Уже 18 часов летит на север АНТ-25. Много солнца, Беляков часто измеряет его высоту и вращает рамку радиокомпаса, пытаясь поймать сигнал радиомаяка Рудольфа, где сидит на четырехмоторном АНТ-6 Мазурук и несет вахту караульного папанинского лагеря.
В самолете прохладно — минус 6°. В 20.00 (по Гринвичу) я в спальном мешке слышу громкий голос Чкалова:
— Земля! Земля!
Торопясь, я запутался в спальных устройствах и, еле освободившись, трогаю за плечо командира. Чкалов доволен.
— Смотри, Егор, прошлогодние знакомцы со своими ледяными колпаками, которые здорово маскируют острова.
Я взглянул на высотомер. 4310 м.
— Зачем, Валерий, держишь такую высоту вместо 3000 метров, как требует график?
— Еще бы повыше следовало забраться, чтобы увидеть раз в жизни такую панораму природной суровой красоты.
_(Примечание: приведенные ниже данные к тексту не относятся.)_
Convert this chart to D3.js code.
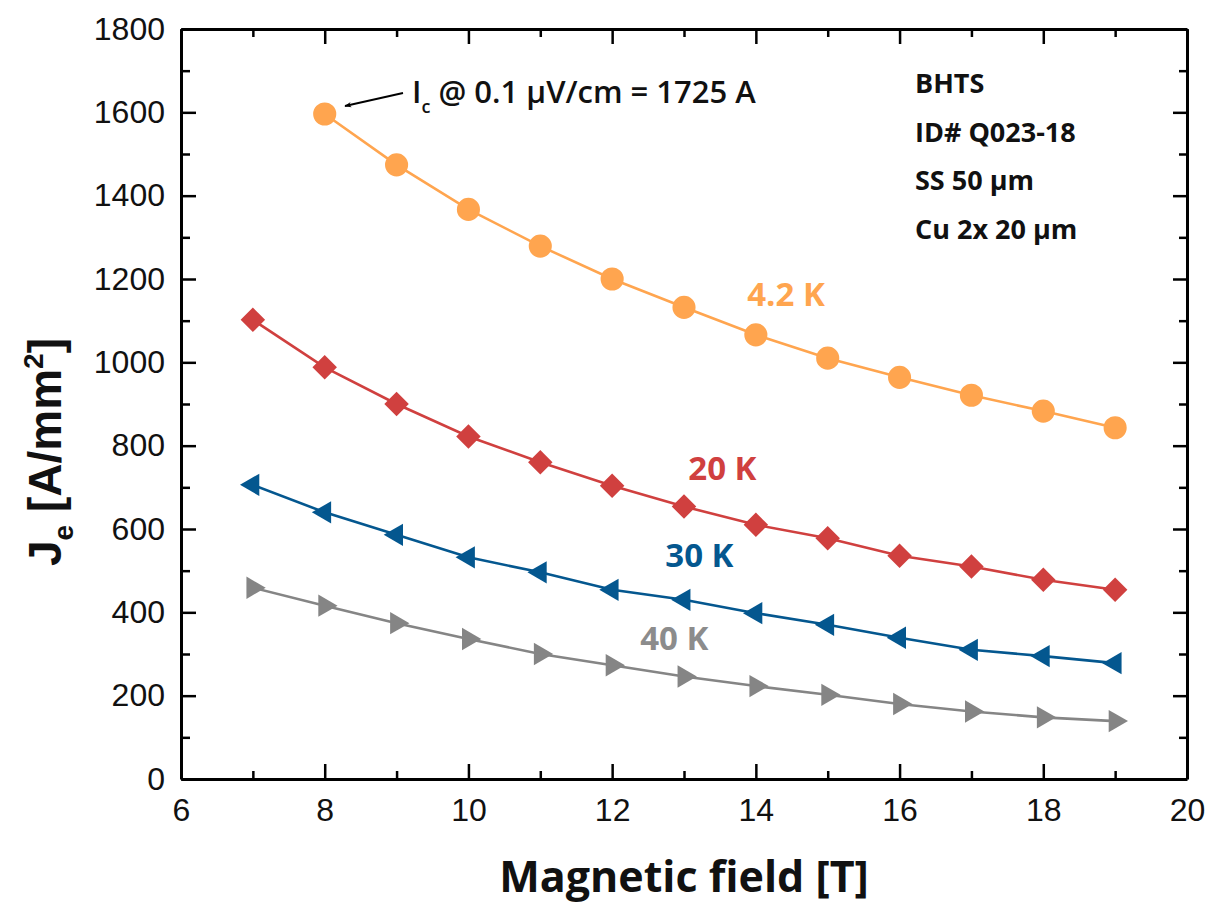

Я направился менять Чкалова на вахте. Валерий Павлович пожаловался на боль в сломанной в детстве ноге и ушел к штурману. Командир любил смотреть на его работу и поболтать с ним о жизни.
Между тем погода резко изменилась, нигде ни облачка. Вверху солнце, обрамленное концентрическими кругами спектра. Внизу — величественная картина бесконечного ледяного поля с длинными каналами-трещинами. По поведению компасов стало очевидно, что наш АНТ-25 входил в самый сложный район перелета, где господином положения является Северный полюс. Наступило 19 июня. Летим только сутки, а устали основательно. Кажется, что мы в полете более месяца. Может, эта усталость из-за отсутствия аппетита и кислородного голодания?
С наступлением нового дня я сдал вахту командиру, попил холодной воды и подсел к штурману.
— Как, Саша, полюс скоро?
— Сильные встречные ветры. Над полюсом будем не ранее пяти-шести часов, — ответил Беляков и уткнулся в кислородную маску.
Меня позвал Чкалов и попросил подкачать масло в рабочий бак мотора. На высоте 4200 м эта физическая нагрузка становится чувствительной, поэтому после конца работы я вынужден был подышать кислородом. Между тем Чкалов заметил справа очередной циклон и стал уклоняться от него влево.
А у Белякова в это время что-то случилось с радиостанцией. По всем приборам она исправна, но приема нет. Он сменил все лампы, но радиостанция ничего не принимает. Пока я дремал, Валерий Павлович, обойдя циклон, взял курс к полюсу, ведя самолет по СУК-4, как мы для солидности назвали примитивные солнечные часы.
Обходом циклона командир сохранил небольшие остатки антиобледенительной жидкости на винт, которые, возможно, потребуются в критические минуты перелета.
В 3 часа 25 минут 19 июня Чкалов попросил меня сменить его. Заглянув к Белякову, узнал, что до полюса остается совсем немного. Валерий Павлович предупредил: “Компасные стрелки качаются, вертятся, танцуют и дрожат. Это просто какие-то алкоголики, абсолютно не способные держать себя солидно”.
— Теперь, Валериан, мы познаем чудеса мира, называемого Центральным арктическим районом. Магнитные компаса не работают, верхняя кромка облачности значительно превышает три‑пять километров, это больше, чем предполагали. И я уверен, что мы дурака сваляли, взяв мало кислорода.
— Нужно об этом сказать Громову, чтобы им было легче.
Чкалов уснул, а я взялся за пилотирование АНТ-25. Северный полюс прошли в 4 часа на высоте 4150 м. Стрелка магнитного компаса дрожит, то мечется из стороны в сторону, то крутится, словно исполняя вальс.
Судя по тому, как крепко спит командир, можно было сказать, что организм человека вблизи полюса не испытывает никаких изменений. Валерий даже не шевельнулся. От этого его безразличия и у меня стало пропадать ощущение торжественности, и я, грешным делом, без восторга стал думать об исследователях этого злосчастного полюса, которые за последние два столетия внушали нам столько страхов. Взглянув вниз, мы с Сашей с большой теплотой вспоминали четырех советских полярников, которые трудились на благо Родины и мировой науки на станции СП-1.